Biases are often chosen heuristically (zero mostly) and only the weights are randomly initialized, almost always from a Gaussian or uniform distribution. The scale of the distribution is of utmost concern. Large weights might have better symmetry-breaking effect but might lead to chaos (extreme sensitivity to small perturbations in the input) and exploding values during forward & back propagation. As an example of how large weights might lead to chaos, consider that there’s a slight noise adding $\epsilon$ to the input. Now, we if did just a simple linear transformation like $W * x$, the $\epsilon$ noise would add a factor of $W * \epsilon$ to the output. In case the weights are high, this ends up making a significant contribution to the output. SGD and its variants tend to halt in areas near the initial values, thereby expressing a prior that the path to the final parameters from the initial values is discoverable by steepest descent algorithms.

Various suggestions have been made for appropriate initialization of parameters. The most common ones include sampling of weights of each fully connected layer having m inputs and n outputs uniformly from the following distributions:
   * $U(-\frac{1}{\sqrt{m}},\frac{1}{\sqrt{m}})$
   * $U(-\frac{\sqrt{6}}{m+n},\frac{\sqrt{6}}{m+n})$
   
One drawback of using $\frac{1}{\sqrt{m}}$ as the standard deviation is that the weights end up being small when a layer has too many input/output units. Motivated by the idea to have the total amount of input to each unit independent of the number of input units m, Sparse initialization sets each unit to have exactly k non-zero weights. However, it takes a long time for GD to correct incorrect large values and hence, this initialization might cause problems.

If the weights are too small, the range of activations across the mini-batch will shrink as the activations propagate forward through the network.By repeatedly identifying the ﬁrst layer with unacceptably small activations and increasing its weights, it is possible to eventually obtain a network with reasonable initial activations throughout.
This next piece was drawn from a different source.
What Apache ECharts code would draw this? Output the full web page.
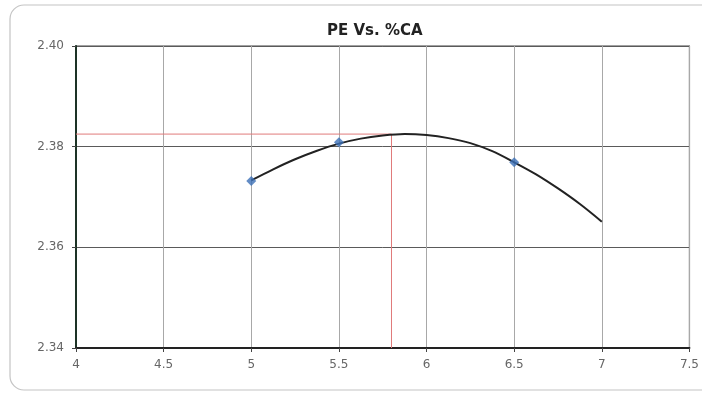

The biases are relatively easier to choose. Setting the biases to zero is compatible with most weight initialization schemes except for a few cases for e.g. when used for an output unit, to prevent saturation at initialization or when using unit as a gate for making a decision.

To motivate all this, let's start by a simple single neuron example, so $z = w_1x_1 + w_2x_2 + w_3x_3 + \ldots w_nx_n$, so to not let z blow up or become too small you notice that the larger n is the smaller you want $w_i$ to be. So one reasonable thing to do would be to set the variance of $w_i$ to be $\frac{1}{n}$, where n is the number of inputs to the network, so in practice $W^{[l]} = np.random.randn(shape)*\sqrt{\frac{1}{n^{[l-1]}}}$ it also turns out that if we use ReLu activation function then $W^{[l]} = np.random.randn(shape)*\sqrt{\frac{2}{n^{[l-1]}}}$ works better. If we use tanh then the former works better.